In particular if I have buffer as CL_MEM_READ_WRITE but declare it as __global const char* in 2 kernels and have no aliases, so it will not be wtitten by those kernels, will runtime still consider them(kernels) as independent?

I would assume that there is no dependency, if the buffer is constant. It would be quite awesome if both the kernels can use it at the same time. But these are just speculations. Probably someone more knowledgeable can help here.
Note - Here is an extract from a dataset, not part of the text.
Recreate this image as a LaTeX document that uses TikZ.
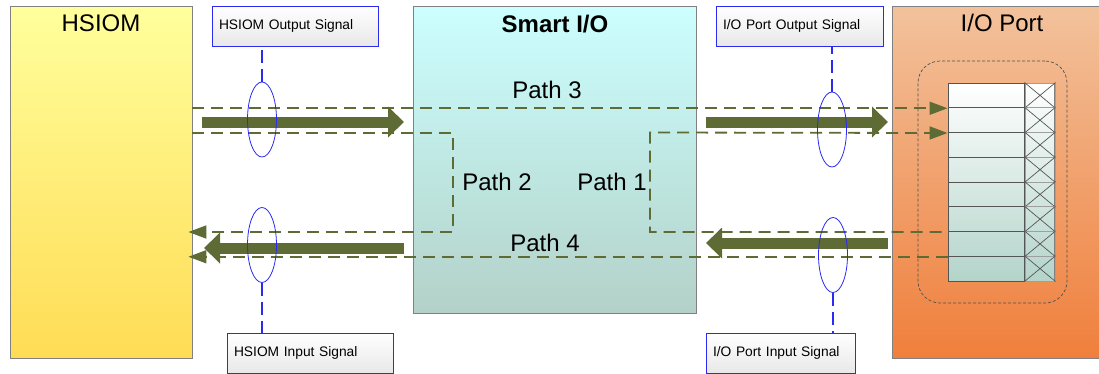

Just keep in mind, to test concurrent kernel execution, you will need to have two kernels which are not very demanding on either memory or CUs. I would suggest to have ( Number of CUs / 2) workgroups for both the kernels. Having more workgroups than this is definitely recommended for performance, but may not be vital for testing CKE. Also make sure the kernels are heavily compute bound. If a kernel is memory bound a single kernel might take up the whole global memory bandwidth, thus effectively sequentializing the kernels.

In particular if I have buffer as CL_MEM_READ_WRITE but declare it as __global const char* in 2 kernels and have no aliases, so it will not be wtitten by those kernels, will runtime still consider them(kernels) as independent?

   

That's correct. Any read-only operations on memory are considered as "independent" kernel executions.

0 Likes

Will kernels operating on 2 different sub-buffers beloning to same parent cl_mem object be considered independent.?

The spec, anyway, says that overlapping sub-buffers result in undefined results.

0 Likes